A word of warning about the added features: at least on the copy I received for review, many of these were mislabeled in one way or another. The Corrine McLuhan interview, for example, is listed at 12 minutes, but actually runs for over 30. Similarly, the bios provided for the “Voices” are not properly matched with the audio files (of course, maybe the DVD producers are simply pushing the boundaries of the medium is the message; if so, I think they’ve taken it a little too literally).

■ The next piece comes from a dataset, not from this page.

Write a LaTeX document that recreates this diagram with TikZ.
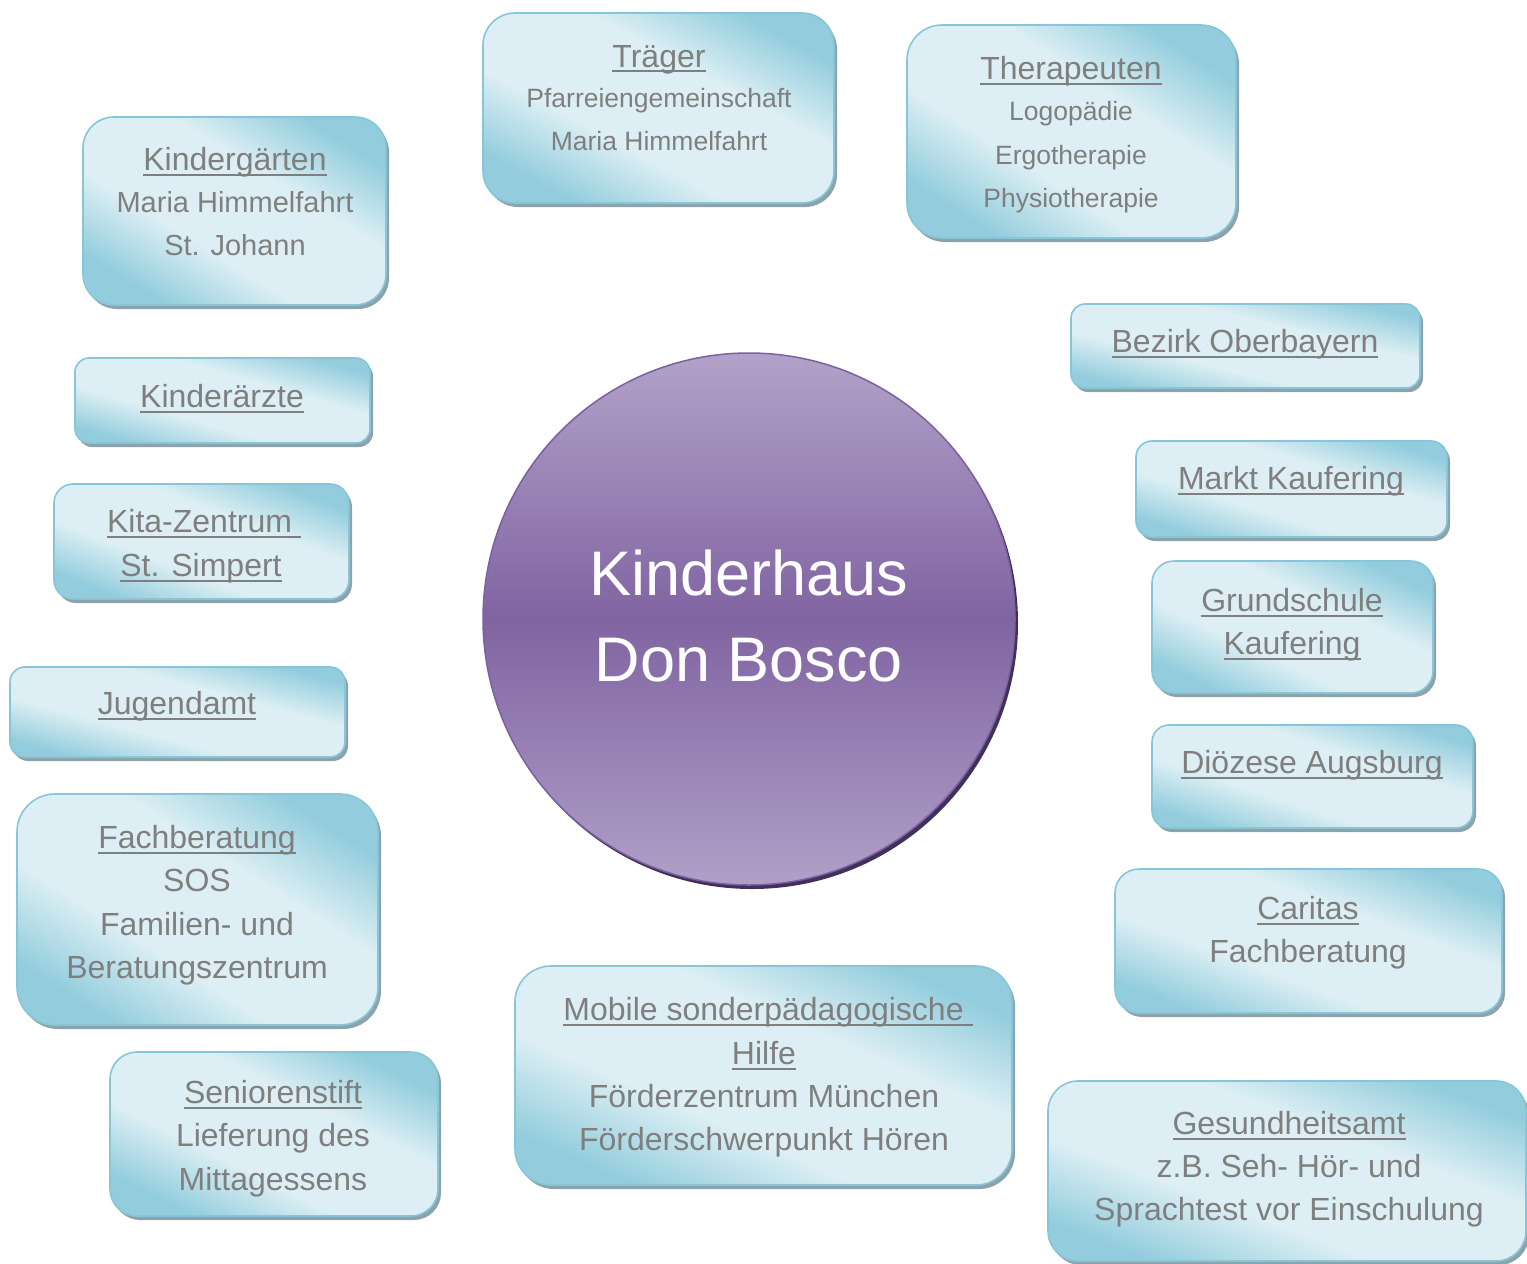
\documentclass[tikz,border=0pt]{standalone}
\usepackage{fontspec}
\setmainfont{Liberation Sans}
\usetikzlibrary{shadows}

\definecolor{boxdark}{HTML}{93CDDD}
\definecolor{boxlight}{HTML}{DDEFF4}
\definecolor{boxline}{HTML}{86C6D8}
\definecolor{boxshadow}{HTML}{8DA3AB}
\definecolor{txtgray}{HTML}{7F7F7F}
\definecolor{hubtop}{HTML}{B2A2C9}
\definecolor{hubmid}{HTML}{8064A2}
\definecolor{hubbot}{HTML}{B0A0C8}
\definecolor{hubline}{HTML}{7C60A0}
\definecolor{hubshadow}{HTML}{40305A}

% glossy band along the box diagonal
\pgfdeclareverticalshading{boxshade}{100bp}{%
  color(0bp)=(boxdark); color(25bp)=(boxdark); color(40bp)=(boxlight);
  color(60bp)=(boxlight); color(75bp)=(boxdark); color(100bp)=(boxdark)}

% underlined heading that cuts through descenders
\newcommand\ulx[1]{\begingroup\setbox0=\hbox{#1}\rlap{\copy0}\rule[-0.16em]{\wd0}{0.065em}\endgroup}

\tikzset{
  partner/.style={rectangle, draw=boxline, line width=1.6pt, shading=boxshade,
    shading angle=#1, inner sep=0pt,
    drop shadow={shadow xshift=3pt, shadow yshift=-4pt, fill=boxshadow, opacity=1}},
  ttl/.style={anchor=base, inner sep=0pt, text=txtgray, font=\fontsize{32}{38}\selectfont},
  bdy/.style={anchor=base, inner sep=0pt, text=txtgray, font=\fontsize{32}{38}\selectfont},
  bdys/.style={anchor=base, inner sep=0pt, text=txtgray, font=\fontsize{29}{35}\selectfont},
  bdyxs/.style={anchor=base, inner sep=0pt, text=txtgray, font=\fontsize{26.5}{32}\selectfont},
  hubtxt/.style={anchor=base, inner sep=0pt, text=white, font=\fontsize{63}{75}\selectfont},
}

\begin{document}
\begin{tikzpicture}[x=1pt, y=-1pt]
\useasboundingbox (0,0) rectangle (1527,1264);

% central circle
\node[circle, minimum size=532pt, inner sep=0pt, draw=hubline, line width=1.5pt,
  top color=hubtop, bottom color=hubbot, middle color=hubmid,
  drop shadow={shadow xshift=3pt, shadow yshift=-4pt, fill=hubshadow, opacity=1}]
  (hub) at (749,619) {};
\node[hubtxt] (hubA) at (749,595) {Kinderhaus};
\node[hubtxt] (hubB) at (749,681) {Don Bosco};

% partner boxes (shading angle follows each box diagonal)
\node[partner=-28.4, rounded corners=32pt, minimum width=351pt, minimum height=190pt] (trag)  at (658.5,108)   {};
\node[partner=-32.9, rounded corners=35pt, minimum width=329pt, minimum height=213pt] (ther)  at (1071.5,131.5) {};
\node[partner=-31.8, rounded corners=31pt, minimum width=303pt, minimum height=188pt] (kiga)  at (234.5,211)   {};
\node[partner=-13.5, rounded corners=14pt, minimum width=349pt, minimum height=84pt]  (bez)   at (1245.5,346)  {};
\node[partner=-16.1, rounded corners=14pt, minimum width=295pt, minimum height=85pt]  (karz)  at (222.5,400.5) {};
\node[partner=-17.2, rounded corners=16pt, minimum width=311pt, minimum height=96pt]  (markt) at (1291.5,489)  {};
\node[partner=-21.3, rounded corners=19pt, minimum width=295pt, minimum height=115pt] (kita)  at (201.5,541.5) {};
\node[partner=-25.2, rounded corners=22pt, minimum width=281pt, minimum height=132pt] (grund) at (1292.5,627)  {};
\node[partner=-15.0, rounded corners=15pt, minimum width=335pt, minimum height=90pt]  (jug)   at (177.5,712)   {};
\node[partner=-17.8, rounded corners=17pt, minimum width=321pt, minimum height=103pt] (dioz)  at (1312.5,776.5) {};
\node[partner=-32.6, rounded corners=38pt, minimum width=361pt, minimum height=231pt] (fach)  at (197.5,909.5) {};
\node[partner=-20.4, rounded corners=24pt, minimum width=387pt, minimum height=144pt] (car)   at (1308.5,941)  {};
\node[partner=-23.8, rounded corners=36pt, minimum width=497pt, minimum height=219pt] (mob)   at (763.5,1075.5) {};
\node[partner=-26.6, rounded corners=27pt, minimum width=328pt, minimum height=164pt] (sen)   at (274,1134)    {};
\node[partner=-20.6, rounded corners=30pt, minimum width=478pt, minimum height=180pt] (ges)   at (1287,1171)   {};

% box texts
\node[ttl]   (tragA) at (659,67)    {\ulx{Träger}};
\node[bdyxs] (tragB) at (659,107.5) {Pfarreiengemeinschaft};
\node[bdyxs] (tragC) at (659,150.5) {Maria Himmelfahrt};

\node[ttl]   (therA) at (1071,79.5)  {\ulx{Therapeuten}};
\node[bdyxs] (therB) at (1071,120.5) {Logopädie};
\node[bdyxs] (therC) at (1071,164.5) {Ergotherapie};
\node[bdyxs] (therD) at (1071,207.5) {Physiotherapie};

\node[ttl]  (kigaA) at (235,170.5) {\ulx{Kindergärten}};
\node[bdys] (kigaB) at (235,212.5) {Maria Himmelfahrt};
\node[bdys] (kigaC) at (235,255.5) {St. Johann};

\node[ttl] (karzA) at (222,407.5) {\ulx{Kinderärzte}};

\node[ttl] (kitaA) at (204,532.5) {\ulx{Kita-Zentrum\ }};
\node[ttl] (kitaB) at (201,576.5) {\ulx{St. Simpert}};

\node[ttl] (jugA) at (177,714.5) {\ulx{Jugendamt}};

\node[ttl] (fachA) at (197,848.5) {\ulx{Fachberatung}};
\node[bdy] (fachB) at (197,891.5) {SOS};
\node[bdy] (fachC) at (197,935.5) {Familien- und};
\node[bdy] (fachD) at (197,978.5) {Beratungszentrum};

\node[ttl] (senA) at (273,1103.5) {\ulx{Seniorenstift}};
\node[bdy] (senB) at (273,1146.5) {Lieferung des};
\node[bdy] (senC) at (273,1190.5) {Mittagessens};

\node[ttl] (mobA) at (768,1020.5) {\ulx{Mobile sonderpädagogische\ }};
\node[ttl] (mobB) at (764,1064.5) {\ulx{Hilfe}};
\node[bdy] (mobC) at (764,1107.5) {Förderzentrum München};
\node[bdy] (mobD) at (764,1150.5) {Förderschwerpunkt Hören};

\node[ttl] (bezA)   at (1245,352.5) {\ulx{Bezirk Oberbayern}};
\node[ttl] (marktA) at (1291,489.5) {\ulx{Markt Kaufering}};
\node[ttl] (grundA) at (1292,611.5) {\ulx{Grundschule}};
\node[ttl] (grundB) at (1292,654.5) {\ulx{Kaufering}};
\node[ttl] (diozA)  at (1312,773.5) {\ulx{Diözese Augsburg}};

\node[ttl] (carA) at (1308,919.5) {\ulx{Caritas}};
\node[bdy] (carB) at (1308,962.5) {Fachberatung};

\node[ttl] (gesA) at (1289,1134.5) {\ulx{Gesundheitsamt}};
\node[bdy] (gesB) at (1289,1177.5) {z.B. Seh- Hör- und};
\node[bdy] (gesC) at (1289,1220.5) {Sprachtest vor Einschulung};
\end{tikzpicture}
\end{document}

By the end of McLuhan’s Wake it’s hard not to return to the opening sequence. In retrospect, this part of the film seems to be the filmmakers’ most eloquent defense and explanation of both McLuhan’s worldview and the nature of his intellectual project. The disorienting nature of the imagery creates the kind of confusion that McLuhan feared would consume humanity, and yet as dangerous as the world seems to be, it is also enchanting; all the more reason to try to understand the ways in which we are being affected, refigured even, by the tools of our own invention.
This is McLuhan’s underlying purpose: to understand how we change our own natures through the technological media we create, and take for granted, in our daily lives. If anything, the world is more village-like than it was when McLuhan first gave it that description. However, the global village is, at once, close knit and violently fractious. McLuhan’s Wake quietly suggests that revisiting Marshall McLuhan is a good place to start for any effort to find insight into the dynamics of our highly networked, but also highly uneven, world.